AeroDGS: Physically Consistent Dynamic Gaussian Splatting for Single-Sequence Aerial 4D Reconstruction

TL;DR

AeroDGS introduces a Monocular Geometry Lifting module that reconstructs reliable static and dynamic geometry from a single aerial sequence, providing a robust basis for dynamic estimation and a Physics-Guided Optimization module that incorporates differentiable ground-support, upright-stability, and trajectory-smoothness priors, transforming ambiguous image cues into physically consistent motion.

Abstract

Recent advances in 4D scene reconstruction have significantly improved dynamic modeling across various domains. However, existing approaches remain limited under aerial conditions with single-view capture, wide spatial range, and dynamic objects of limited spatial footprint and large motion disparity.

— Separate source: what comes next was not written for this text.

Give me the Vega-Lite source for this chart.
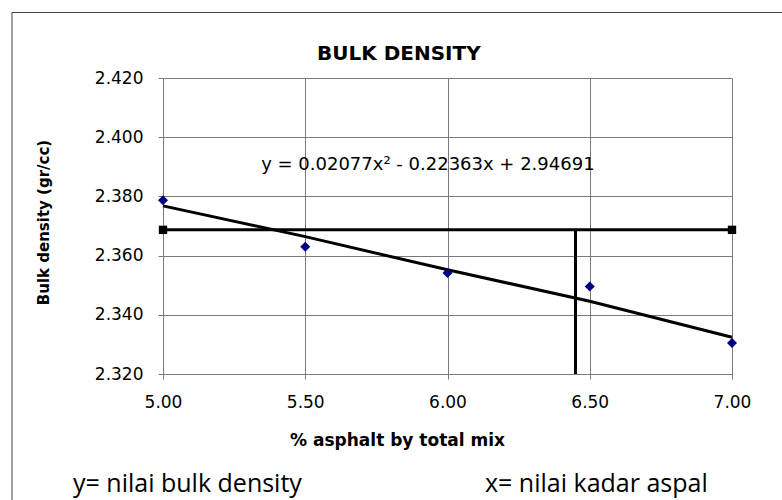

These challenges cause severe depth ambiguity and unstable motion estimation, making monocular aerial reconstruction inherently ill-posed. To this end, we present AeroDGS, a physics-guided 4D Gaussian splatting framework for monocular UAV videos. AeroDGS introduces a Monocular Geometry Lifting module that reconstructs reliable static and dynamic geometry from a single aerial sequence, providing a robust basis for dynamic estimation. To further resolve monocular ambiguity, we propose a Physics-Guided Optimization module that incorporates differentiable ground-support, upright-stability, and trajectory-smoothness priors, transforming ambiguous image cues into physically consistent motion. The framework jointly refines static backgrounds and dynamic entities with stable geometry and coherent temporal evolution. We additionally build a real-world UAV dataset that spans various altitudes and motion conditions to evaluate dynamic aerial reconstruction. Experiments on synthetic and real UAV scenes demonstrate that AeroDGS outperforms state-of-the-art methods, achieving superior reconstruction fidelity in dynamic aerial environments.

Figures (4)

• Figure 1: Summary. Given (a) a monocular aerial video of dynamic urban scenes, AeroDGS reconstructs a physically consistent 4D model by jointly integrating static structures and dynamic motion with Gaussian representation. The framework (b) performs photorealistic novel-view synthesis with temporally coherent geometry and (c) achieves higher reconstruction fidelity compared to state-of-the-art methods. Please use Adobe Reader / PDF-XChange Editor to see animations.
• Figure 2: Overview of the proposed AeroDGS. Given a monocular aerial sequence, AeroDGS introduces a Monocular Geometry Lifting module to reconstruct scene geometry and separate dynamic foreground from static background. The recovered seeds are composed and jointly optimized in a unified Gaussian representation. A Physics-Guided Optimization module is proposed to resolve pose ambiguity of dynamic objects under monocular settings, ensuring physically consistent 4D reconstruction.
• Figure 3: Physics-Guided Optimization. (a) In monocular UAV scenes, dynamic objects exhibit uncertain 3D positions and orientations due to single-view geometry and small image footprints. AeroDGS introduces differentiable physics-guided constraints that enforce (b) ground support, maintaining consistent contact with the local plane; (c) upright stability, aligning the vertical axis with the reference direction; and (d) trajectory smoothness, ensuring continuous acceleration and temporally coherent motion. (e) These constraints transform under-determined poses into a single real-world-consistent configuration, yielding accurate motion recovery and stable optimization.
• Figure 4: Qualitative comparison of novel-view synthesis results. Our method achieves high overall reconstruction quality on both synthetic and real-world UAV datasets, maintaining high fidelity under diverse altitudes, illumination, and object motion patterns. Sharper structures and more consistent appearance are preserved compared with state-of-the-art methods. Yellow and red rectangular boxes highlight enlarged views of corresponding areas for visual comparison.